York company’s private labels gain exposure
Somebody makes those store-brand products. When they do, their national retail sales can rise.
Maybe, just maybe, it’s one of the most questioned origins of all time:
“Mommy, where do store-brand products come from?”
Logic deduces that Weis Quality must be made by the Sunbury-based grocery chain’s own food factory. Walmart itself must have harvested and packed those canned beans bearing their Great Value label.
But that’s not the case for the increasing “private label” products hitting shelves — an effort, perhaps, by competitive grocery stores to tempt customers with something they can’t find anywhere else.
And though they might not get the credit, the mystery manufacturers, mostly smaller companies with less brand loyalty than a Hershey’s or Frito Lay, are gaining exposure for their products, albeit under a different name.

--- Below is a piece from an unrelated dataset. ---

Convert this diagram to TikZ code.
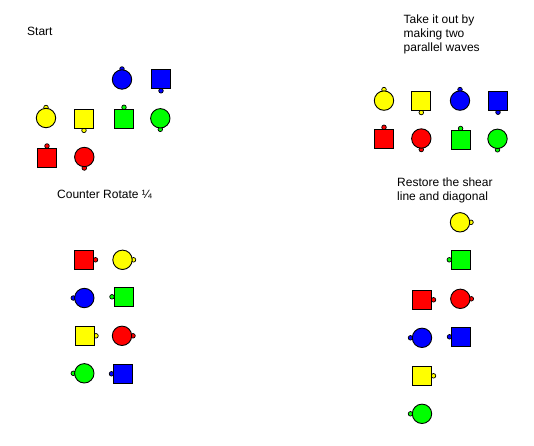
\documentclass[tikz,border=0pt]{standalone}
\usepackage{fontspec}
\setmainfont{Liberation Sans}
\usetikzlibrary{calc}
\pgfdeclarelayer{bg}
\pgfdeclarelayer{paper}
\pgfsetlayers{paper,bg,main}
\definecolor{cR}{RGB}{255,0,0}
\definecolor{cY}{RGB}{255,255,0}
\definecolor{cG}{RGB}{0,255,0}
\definecolor{cB}{RGB}{0,0,255}
\tikzset{
  ball/.style={circle, draw=black, line width=0.9pt, inner sep=0pt, minimum size=19.4pt},
  box/.style={rectangle, draw=black, line width=0.9pt, inner sep=0pt, minimum size=19pt},
  nub/.style={circle, draw=black, line width=0.7pt, inner sep=0pt, minimum size=4.6pt},
  lbl/.style={anchor=base west, inner sep=0pt, font=\fontsize{12}{14}\selectfont, align=left}
}
% name, shape style, colour, x, y, nub offset
\newcommand\piece[7]{%
  \node[#2, fill=#3] (#1) at (#4,#5) {};
  \begin{pgfonlayer}{bg}\node[nub, fill=#3] (#1n) at ($(#1.center)+(#6,#7)$) {};\end{pgfonlayer}%
}
\begin{document}
\begin{tikzpicture}[x=1pt,y=-1pt]
\begin{pgfonlayer}{paper}
\fill[white] (0,0) rectangle (534,445);
\end{pgfonlayer}
\useasboundingbox (0,0) rectangle (534,445);
% labels
\node[lbl] (tStart) at (27,35.5) {Start};
\node[lbl] (tTake) at (403.5,51.5) {Take it out by\\making two\\parallel waves};
\node[lbl] (tCounter) at (57,198.7) {Counter Rotate ¼};
\node[lbl] (tRestore) at (397,200) {Restore the shear\\line and diagonal};
% Start
\piece{s1}{ball}{cB}{122}{79.5}{0}{-10.5}
\piece{s2}{box}{cB}{161}{79.3}{0}{11.5}
\piece{s3}{ball}{cY}{46}{118}{0}{-10.5}
\piece{s4}{box}{cY}{84}{118.8}{0}{11.5}
\piece{s5}{box}{cG}{124}{118.8}{0}{-11.5}
\piece{s6}{ball}{cG}{160.3}{118.3}{0}{11}
\piece{s7}{box}{cR}{47}{157.5}{0}{-11.5}
\piece{s8}{ball}{cR}{84.3}{157}{0}{11}
% Take it out
\piece{w1}{ball}{cY}{384}{100.6}{0}{-11}
\piece{w2}{box}{cY}{421.3}{101}{0}{11.5}
\piece{w3}{ball}{cB}{460}{100.6}{0}{-11}
\piece{w4}{box}{cB}{498}{100.7}{0}{11.5}
\piece{w5}{box}{cR}{384}{138.8}{0}{-11.5}
\piece{w6}{ball}{cR}{421.3}{138.5}{0}{11}
\piece{w7}{box}{cG}{460.6}{140}{0}{-11.5}
\piece{w8}{ball}{cG}{497.5}{138.8}{0}{11}
% Counter rotate
\piece{c1}{box}{cR}{84}{259.8}{11.5}{0}
\piece{c2}{ball}{cY}{122.5}{259.8}{11}{0}
\piece{c3}{ball}{cB}{84.3}{298}{-11}{0}
\piece{c4}{box}{cG}{124}{296.8}{-12}{0}
\piece{c5}{box}{cY}{84.5}{335.8}{11.5}{0}
\piece{c6}{ball}{cR}{122}{335.8}{11}{0}
\piece{c7}{ball}{cG}{84.3}{373.3}{-11}{0}
\piece{c8}{box}{cB}{123}{373.8}{-11.5}{0}
% Restore
\piece{r1}{ball}{cY}{460}{222.3}{11}{0}
\piece{r2}{box}{cG}{460.8}{259.8}{-11.5}{0}
\piece{r3}{box}{cR}{422}{299.8}{11.5}{0}
\piece{r4}{ball}{cR}{460.3}{298.8}{11}{0}
\piece{r5}{ball}{cB}{422}{337.8}{-11.5}{0}
\piece{r6}{box}{cB}{461}{336.8}{-11.5}{0}
\piece{r7}{box}{cY}{422}{375.8}{11.5}{0}
\piece{r8}{ball}{cG}{422}{413.8}{-11.5}{0}
\end{tikzpicture}
\end{document}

Mike Schmid, former managing partner and chief marketing officer for Wolfgang Candy Company, didn’t mind the confusion, he said earlier this year.
Go ahead. If you want to believe CVS and Walgreens own closeted cookie cooperatives that are baking the DeLish and Absolutely Divine truffle cookies sold at more than 14,000 drug stores nationwide, he won’t stop you.
There’s nothing on the box telling you otherwise — that those treats were actually produced by York County hands at the confectioner’s North York plant.
“The consumer ultimately knows it’s a CVS product,” said Schmid, who recently left the company. “It’s not a matter of trying to trick them. It’s a matter of making the product look just as good as anything they’ve ever seen, if not better.”
While some companies aren’t as open, the privately held confectioner is proud of the brands under which it, unbeknownst to most, feeds sweet tooth’s nationwide. Until 2004, Wolfgang’s fundraising packages accounted for almost 100 percent of sales, Schmid said.